Bessie was a painter. In Hawaii, she painted the king of Hawaii. Her pictures hang in some Hawaiian museum. This is all family legend, you understand. Bessie was a great storyteller.

She was the spinster aunt the girls in the family loved to see arrive on a visit. She had wild stories to tell about world travel and adventure, something that surely brightened the days of girls growing up under strict parents in the cultural desert of Southwest Washington State. My mother often quotes Bessie, who said that girls should absolutely wear bright, flowery clothes, since they’ll have time enough to wear black when they get old. My mother still buys my daughters flowery duds, I’m guessing because of Bessie.

Bessie, as she got older, moved in with her younger brother and took care of him until she was 97. At that time, she went to the doctor for a checkup. She was 100% healthy, but she fell off the examination table and broke her hip. She spent the next 10 years in a nursing home, since the hip never healed right.

She died in 1972, Oregon State’s oldest registered voter, at 107. I don’t remember much about her, since I was 12 when she died and old people scared me. I remember that she was sweet and always knew what to say – how big you were getting, how much you looked like your dad, and so on.

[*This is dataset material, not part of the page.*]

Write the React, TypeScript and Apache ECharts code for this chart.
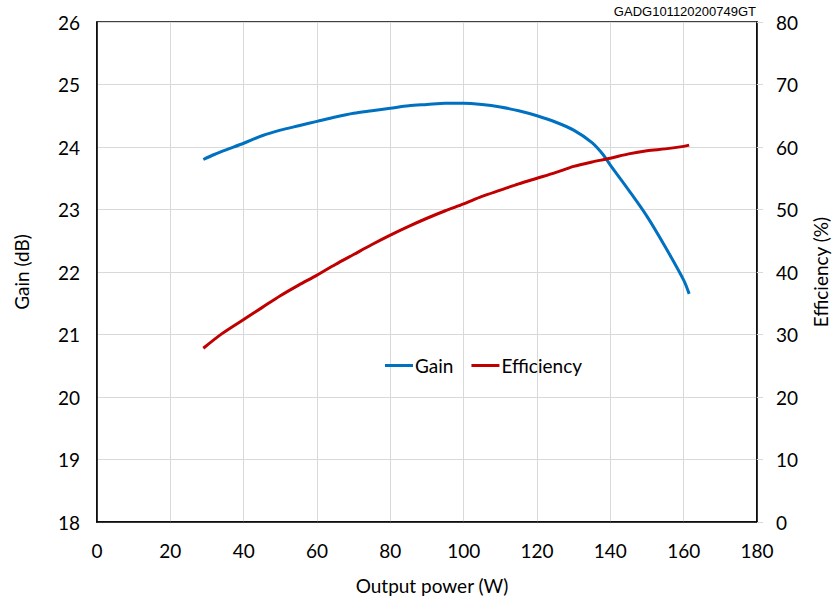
import React, { useEffect, useRef } from "react";
import * as echarts from "echarts";

const gainPower = [29, 32, 35, 40, 45, 50, 55, 60, 65, 70, 75, 80, 85, 90, 95, 100, 105, 110, 115, 120, 125, 130, 135, 138, 140, 145, 150, 155, 160, 161.5];
const gainValues = [23.8, 23.88, 23.95, 24.06, 24.18, 24.27, 24.34, 24.41, 24.48, 24.54, 24.58, 24.62, 24.66, 24.68, 24.7, 24.7, 24.68, 24.64, 24.58, 24.5, 24.4, 24.27, 24.07, 23.88, 23.71, 23.31, 22.89, 22.4, 21.87, 21.65];

const effPower = [29, 34, 40, 45, 50, 55, 60, 65, 70, 75, 80, 85, 90, 95, 100, 105, 110, 115, 120, 125, 130, 135, 140, 145, 150, 155, 160, 161.5];
const effValues = [27.8, 30.1, 32.4, 34.3, 36.2, 37.9, 39.5, 41.2, 42.8, 44.4, 45.9, 47.3, 48.6, 49.8, 50.9, 52.1, 53.1, 54.1, 55.0, 55.9, 56.9, 57.6, 58.2, 58.9, 59.4, 59.7, 60.1, 60.3];

const FONT = "Lato, 'Open Sans', sans-serif";

export default function App() {
  const ref = useRef<HTMLDivElement>(null);
  useEffect(() => {
    if (!ref.current) return;
    const chart = echarts.init(ref.current, null, { renderer: "svg", width: 834, height: 604 });
    const labelStyle = { color: "#000", fontSize: 19, fontFamily: FONT };
    chart.setOption({
      animation: false,
      backgroundColor: "#fff",
      grid: {
        left: 97,
        top: 22,
        right: 77,
        bottom: 82,
        containLabel: false,
        outerBoundsMode: "none",
        show: true,
        borderColor: "#000",
        borderWidth: 1.5,
        backgroundColor: "transparent",
      },
      legend: {
        left: 380,
        top: 351,
        itemWidth: 28,
        itemHeight: 3,
        itemGap: 18,
        icon: "rect",
        textStyle: { color: "#000", fontSize: 19, fontFamily: FONT, padding: [0, 0, 0, -3] },
        data: ["Gain", "Efficiency"],
      },
      graphic: [
        {
          type: "text",
          right: 834 - 756,
          top: 5,
          style: { text: "GADG101120200749GT", fill: "#000", fontSize: 13, fontFamily: "'Liberation Sans', Arial, sans-serif" },
        },
      ],
      xAxis: {
        type: "value",
        min: 0,
        max: 180,
        interval: 20,
        name: "Output power (W)",
        nameLocation: "middle",
        nameGap: 54,
        nameTextStyle: { ...labelStyle, fontSize: 19, padding: [0, 0, 0, 10] },
        axisLine: { show: true, lineStyle: { color: "#000", width: 1.5 } },
        axisTick: { show: false },
        axisLabel: { ...labelStyle, margin: 19 },
        splitLine: { show: true, lineStyle: { color: "#d9d9d9", width: 1 } },
      },
      yAxis: [
        {
          type: "value",
          min: 18,
          max: 26,
          interval: 1,
          name: "Gain (dB)",
          nameLocation: "middle",
          nameGap: 66,
          nameTextStyle: { ...labelStyle, fontSize: 19 },
          axisLine: { show: true, lineStyle: { color: "#000", width: 1.5 } },
          axisTick: { show: false },
          axisLabel: { ...labelStyle, margin: 17 },
          splitLine: { show: true, lineStyle: { color: "#d9d9d9", width: 1 } },
        },
        {
          type: "value",
          min: 0,
          max: 80,
          interval: 10,
          position: "right",
          name: "Efficiency (%)",
          nameLocation: "middle",
          nameGap: 54,
          nameRotate: 90,
          nameTextStyle: { ...labelStyle, fontSize: 19 },
          axisLine: { show: true, lineStyle: { color: "#000", width: 1.5 } },
          axisTick: { show: true, length: 6, lineStyle: { color: "#d9d9d9" } },
          axisLabel: { ...labelStyle, margin: 19 },
          splitLine: { show: false },
        },
      ],
      series: [
        {
          name: "Gain",
          type: "line",
          yAxisIndex: 0,
          smooth: 0.3,
          showSymbol: false,
          color: "#0070c0",
          lineStyle: { color: "#0070c0", width: 3 },
          data: gainPower.map((p, i) => [p, gainValues[i]]),
        },
        {
          name: "Efficiency",
          type: "line",
          yAxisIndex: 1,
          smooth: 0.3,
          showSymbol: false,
          color: "#c00000",
          lineStyle: { color: "#c00000", width: 3 },
          data: effPower.map((p, i) => [p, effValues[i]]),
        },
      ],
    });
    return () => chart.dispose();
  }, []);
  return <div ref={ref} style={{ width: 834, height: 604, position: "absolute", left: 0, top: 0 }} />;
}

But she was over 100 when I met her, and getting that monkey-man look ancient people get, and the rest home had that unfortunate smell.

So I was too stupid to get much out of her magic as a kid. But others weren’t. She brightened the lives, permanently, of generations of kids into whose lives she brought color and Hawaii and standing up to your husband and lemon meringue pie and painting. Relatives like this are national treasures. Slowly this dawns on me, better late than never. Not all old people are old people, at least not in their souls. I’m relieved to see that my kids aren’t afraid of old people.

married to a high class woman

Alpha! Alpha, get a load of this search! Feral Living comes in first at google for this search!
Alpha, put down that spork.

Peasant II

Recently, in fact this past weekend, when a family member begged me not to post something, certain undeniable parallels became obvious to me between the way my uncle the Peasant terrorized us 30 years ago with his hidden tape recorders and bugged telephone calls and candid photography, and the way this world famous weblog Feral Living has come to loom large and dark in the psyches of my family.

So I will be posting a lot less personal stuff about daily life in our household, for a while, until they grow complacent and unwary. Mwahaha.

Blech, this coffee is cold. So brace yourself for a week or so of cat antics, what-Miguel-had-for-breakfast (bread, butter and honey this morning, and coffee of course) and childhood recollections, as well as cravenly self-promoting meta-blogging along the lines of:

go take the 100% Miguel test, which has enjoyed a renaissance of late thanks to recent mention at acerbia and mizdos, among others. And if you post your results, be sure and tell me so I can add your link to the growing list of participants!

And finally, posts trying to get flame wars started, ideally between small European countries, along the lines of:

“Belgian [Swedish] dogs are better than Dutch [Danish] cats, say the Belgians [Swedes].”